O grande desafio de hoje no mundo globalizado é manter-se firme nas opções feitas. Os estímulos e as mudanças rápidas são de tal ordem que é difícil processá-las todas. Mesmo com a atenção desperta, quando os cochilos provocados pelo estresse predominam, com certa facilidade se cai no relativismo do imediato. Se não tem uma identidade bem formada e consolidada, o sujeito se aliena, e a passividade e indiferença podem tomar conta, e ele fica à mercê daquilo que os formadores de opinião ditam para sua vida.
- Características de uma identidade religiosa sólida e sadia.

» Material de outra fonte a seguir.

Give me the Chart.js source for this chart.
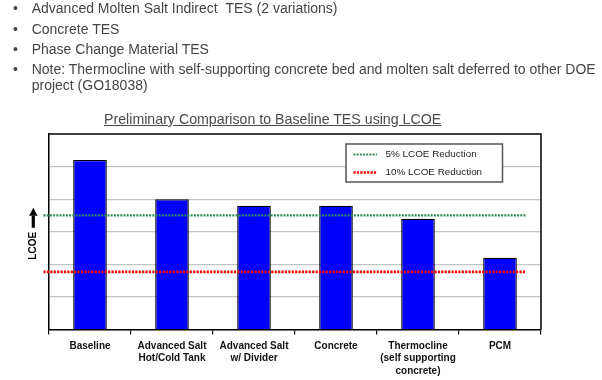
<!DOCTYPE html>
<html>
<head>
<meta charset="utf-8">
<script src="https://cdn.jsdelivr.net/npm/chart.js@4/dist/chart.umd.min.js"></script>
<style>
  body { margin: 0; background: #fff; }
  #page { position: relative; width: 602px; height: 380px; overflow: hidden; font-family: "Liberation Sans", Arial, sans-serif; }
  #canvas { position: absolute; left: 0; top: 0; }
  .bullet { position: absolute; left: 13px; font-size: 14px; line-height: 16px; color: #454545; }
  .bullet span { position: absolute; left: 18.7px; white-space: nowrap; }
  #title { position: absolute; left: 104px; top: 111px; font-size: 14.2px; line-height: 16px; color: #4a4a4a; text-decoration: underline; white-space: nowrap; }
</style>
</head>
<body>
<div id="page">
  <canvas id="canvas" width="602" height="380"></canvas>
  <div class="bullet" style="top:0px">&bull;<span>Advanced Molten Salt Indirect &nbsp;TES (2 variations)</span></div>
  <div class="bullet" style="top:21px">&bull;<span>Concrete TES</span></div>
  <div class="bullet" style="top:41px">&bull;<span>Phase Change Material TES</span></div>
  <div class="bullet" style="top:61px">&bull;<span>Note: Thermocline with self-supporting concrete bed and molten salt deferred to other DOE<br>project (GO18038)</span></div>
  <div id="title">Preliminary Comparison to Baseline TES using LCOE</div>
</div>
<script>
var categories = [
    ["Baseline"],
    ["Advanced Salt", "Hot/Cold Tank"],
    ["Advanced Salt", "w/ Divider"],
    ["Concrete"],
    ["Thermocline", "(self supporting", "concrete)"],
    ["PCM"]
];
var lcoeValues = [5.2, 4.0, 3.8, 3.8, 3.4, 2.2];
var reduction5 = 3.5;
var reduction10 = 1.77;
var yTicks = [0, 1, 2, 3, 4, 5, 6];

function flatLine(v) {
    return [{x: 0, y: v}, {x: 1, y: v}];
}

// black box round the plot area
var framePlugin = {
    id: 'frame',
    afterDatasetsDraw: function(chart) {
        var a = chart.chartArea, ctx = chart.ctx;
        ctx.save();
        ctx.strokeStyle = '#000';
        ctx.lineWidth = 1.5;
        ctx.beginPath();
        ctx.moveTo(a.left, a.top);
        ctx.lineTo(a.right, a.top);
        ctx.lineTo(a.right, a.bottom);
        ctx.stroke();
        ctx.restore();
    }
};

// LCOE label with up arrow
var lcoeLabel = {
    id: 'lcoeLabel',
    afterDraw: function(chart) {
        var ctx = chart.ctx, x = 33.3, a = chart.chartArea;
        var mid = (a.top + a.bottom) / 2;
        ctx.save();
        ctx.fillStyle = '#000';
        ctx.translate(x, mid + 14);
        ctx.rotate(-Math.PI / 2);
        ctx.font = 'bold 10px "Liberation Sans", Arial, sans-serif';
        ctx.textAlign = 'center';
        ctx.textBaseline = 'middle';
        ctx.fillText('LCOE', 0, 0);
        ctx.restore();
        ctx.save();
        ctx.fillStyle = '#000';
        ctx.fillRect(x - 1.6, mid - 16, 3.2, 12);
        ctx.beginPath();
        ctx.moveTo(x - 4.2, mid - 16);
        ctx.lineTo(x + 4.2, mid - 16);
        ctx.lineTo(x, mid - 24);
        ctx.closePath();
        ctx.fill();
        ctx.restore();
    }
};

// boxed legend inside the plot
var boxLegend = {
    id: 'boxLegend',
    afterDraw: function(chart) {
        var ctx = chart.ctx, a = chart.chartArea;
        var w = 156.5, h = 38;
        var left = a.right - 38.5 - w, top = a.top + 10;
        ctx.save();
        ctx.fillStyle = '#fff';
        ctx.fillRect(left, top, w, h);
        ctx.strokeStyle = '#555';
        ctx.lineWidth = 1.5;
        ctx.strokeRect(left, top, w, h);
        var row = 0;
        chart.data.datasets.forEach(function(ds) {
            if (ds.type !== 'line') return;
            var y = top + 10.5 + row * 18;
            ctx.setLineDash(ds.borderDash);
            ctx.lineWidth = ds.borderWidth;
            ctx.strokeStyle = ds.borderColor;
            ctx.beginPath();
            ctx.moveTo(left + 7.5, y);
            ctx.lineTo(left + 31, y);
            ctx.stroke();
            ctx.setLineDash([]);
            ctx.fillStyle = '#222';
            ctx.font = '9.9px "Liberation Sans", Arial, sans-serif';
            ctx.textBaseline = 'middle';
            ctx.fillText(ds.label, left + 39.5, y);
            row++;
        });
        ctx.restore();
    }
};

window.onload = function() {
    Chart.defaults.font.family = '"Liberation Sans", Arial, sans-serif';
    var ctx = document.getElementById("canvas").getContext("2d");
    new Chart(ctx, {
        type: 'bar',
        data: {
            labels: categories,
            datasets: [{
                label: 'LCOE',
                data: lcoeValues,
                backgroundColor: '#0000FF',
                borderColor: '#000',
                borderWidth: 1.3,
                grouped: false,
                categoryPercentage: 1,
                barPercentage: 0.41,
                order: 2
            }, {
                type: 'line',
                label: '5% LCOE Reduction',
                data: flatLine(reduction5),
                xAxisID: 'x2',
                borderColor: '#2E8B57',
                borderWidth: 2.2,
                borderDash: [2, 1.2],
                pointRadius: 0,
                clip: false,
                order: 1
            }, {
                type: 'line',
                label: '10% LCOE Reduction',
                data: flatLine(reduction10),
                xAxisID: 'x2',
                borderColor: '#FF0000',
                borderWidth: 2.6,
                borderDash: [2.2, 1.2],
                pointRadius: 0,
                clip: false,
                order: 1
            }]
        },
        options: {
            responsive: false,
            animation: false,
            layout: { padding: { top: 134, left: 49, right: 61, bottom: -2 } },
            plugins: { legend: { display: false }, tooltip: { enabled: false } },
            scales: {
                x: {
                    offset: true,
                    grid: { drawOnChartArea: false, color: '#000', tickLength: 5, lineWidth: 1.2 },
                    border: { color: '#000', width: 1.5 },
                    ticks: {
                        color: '#111',
                        padding: 5,
                        maxRotation: 0,
                        autoSkip: false,
                        font: { size: 10, weight: 'bold', lineHeight: 1.25 }
                    }
                },
                x2: {
                    type: 'linear',
                    display: false,
                    offset: false,
                    grid: { offset: false },
                    min: 0.0114,
                    max: 1.0311
                },
                y: {
                    min: yTicks[0],
                    max: yTicks[yTicks.length - 1],
                    afterBuildTicks: function(axis) {
                        axis.ticks = yTicks.map(function(v) { return {value: v}; });
                    },
                    ticks: { display: false },
                    grid: {
                        drawTicks: false,
                        color: function(c) { return c.tick && c.tick.value === 6 ? 'rgba(0,0,0,0)' : '#c4c4c4'; },
                        lineWidth: 1.2
                    },
                    border: { color: '#000', width: 1.5 }
                }
            }
        },
        plugins: [framePlugin, lcoeLabel, boxLegend]
    });
};
</script>
</body>
</html>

Uma identidade religiosa sólida e sadia se caracteriza por uma capacidade de fazer escolhas pessoais movidas pelas convicções profundas que não são abaladas pela cultura do imediato e prazerosas a todo custo. O sujeito se possui e se dá livremente aos outros, norteando-se por princípios que lhe imprimem uma ética e moralidade. Respeita e luta por valores da convivência humana como justiça, direitos, paz… e vive valores morais e religiosos que expressam em sua forma de crer e de relacionar-se com o transcendente. Não despreza o humano em si, mas o acolhe e cuida como dom que é oferecido e compartilhado no que faz e vive. Mostra-se sereno mesmo diante daqueles que pensam de modo diferente do seu, não se escandaliza quando um coirmão abandona a própria vocação ou redimensiona-a em outras escolhas, nem o execra à perdição. Compadece-se com o sofrimento alheio e é prudente nos julgamentos que emite. Não se compraz com os fracassos dos outros e sabe aceitar os seus com humildade e reconhecimento. Mantém-se fiel aos seus princípios, mesmo quando as situações podem ridicularizá-lo. Transmite paz e alegria, pois não pretende ser melhor que os outros e se alegra com os sucessos deles. Mantém um equilíbrio entre suas emoções expressas com controle e suas idéias e pensamentos. Continua aberto para aprender e ser criativo no modo de gerir sua vida e naquilo que propõe aos outros. Aceita a idade que tem, desfrutando-a dentro das condições e oportunidades que o cercam. Está satisfeito consigo por ter consciência de ter vivido suas fases da vida como elas aconteceram e pelos ensinamentos que absorveu. Não nega seu passado por mais pesaroso que tenha sido, porque acredita ter sido o protagonista da própria história com seus altos e baixos, mas é esta história que viveu e lhe pertence. Sabe perdoar os que o magoam ou ofendem, não guardando rancor e nem desejo de vingança. Reconhece suas fraquezas e as aceita, não as vendo como empecilho para sua felicidade, mas as integra na aceitação de sua humanidade frágil, porém capaz de sobreviver a elas porque apoiado nas suas convicções maiores.
Conclusão:
A complexidade do processo da formação da identidade pessoal, nos seus meandros e sutilezas, permite, aos poucos, identificar um sujeito como único e original. Neste processo, quando faz uma escolha vocacional, esta imprime nele um novo modo de ser em sua originalidade, que afeta e repercute no modo de viver sua vida. Quando sua escolha se dá no âmbito da vida consagrada sua identidade se reveste de uma faceta perenística que exige dele uma postura de permanente atenção na vivência de sua dinâmica no mundo (globalizado) em contínuas mudança. Os novos paradigmas que surge daí expõem sua identidade vocacional a novas adaptações para poder continuar sendo significativa como identidade pessoal vocacionada.